Archaeologist Joanita Vroom receives Global Interactions Breed Grant
Dr. Joanita Vroom has been awarded a Breed Grant by the Leiden Global Interactions research profile to support the realisation of her project ‘Shifting Empires, Cultural Encounters. Mapping Material Culture and Foodways in the Medieval & Post-Medieval Eastern Mediterranean and Adjacent Near East (600-1900 CE)’.
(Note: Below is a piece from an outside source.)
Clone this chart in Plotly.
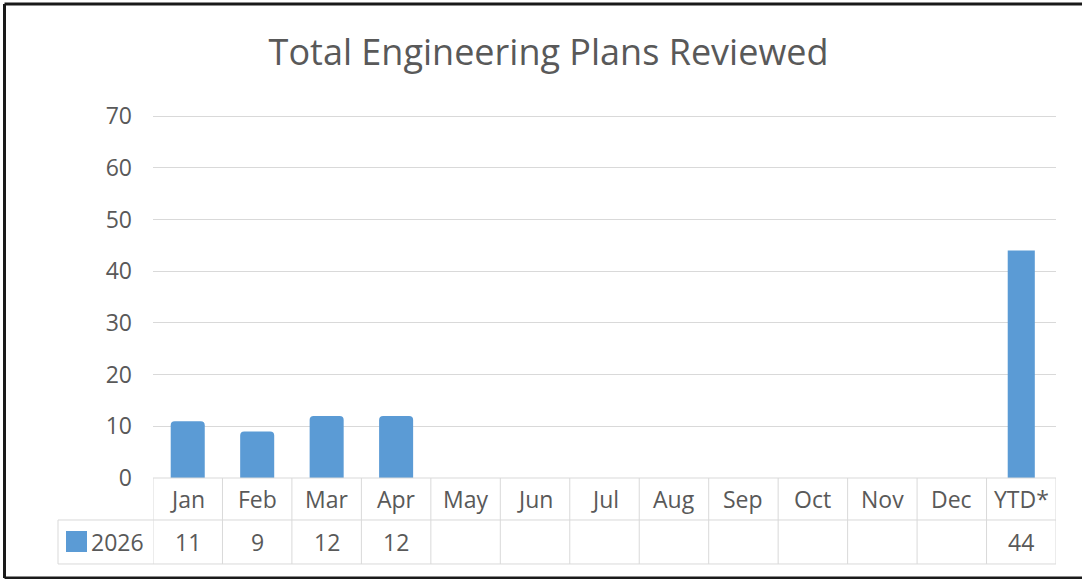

Shifting Empires, Cultural Encounters
Shifting empires, cultural encounters aims to address for the first time the dynamics of material culture and related cultural behaviour across the 1300 years of interactions between the Byzantine and Ottoman Empires with each other, as well as with the Medieval 'West' and the Arab-Islamic 'East'. The project introduces a new approach to the archaeology of daily life, by studying the complexities of inter- and trans-cultural contacts in the perspective of long-term changes in pottery (the most mobile material product of the past and an indicator of broader patterns of interaction) and foodways (an important marker of social practices). Its results will illuminate changes across time and space in communities usually invisible to the historical record.
Activities
Dr. Vroom had the Breed Grant of of 23.500 euro awarded to her for teaching relief, the organisation of an international expert meeting and a workshop with the top researchers in her field of study.
About the Breed Grant
The Global Interactions research profile brings together researchers from various faculties (Humanities, Social Sciences, Archaeology and others) who work on issues of global interactions. The Breed Grant programme is to support Leiden-based researchers in writing research grant proposals which have a global, comparative or connective approach as a primary component in their methodology. Proposals are evaluated in terms of innovative potential, cross-disciplinary integration and academic excellence.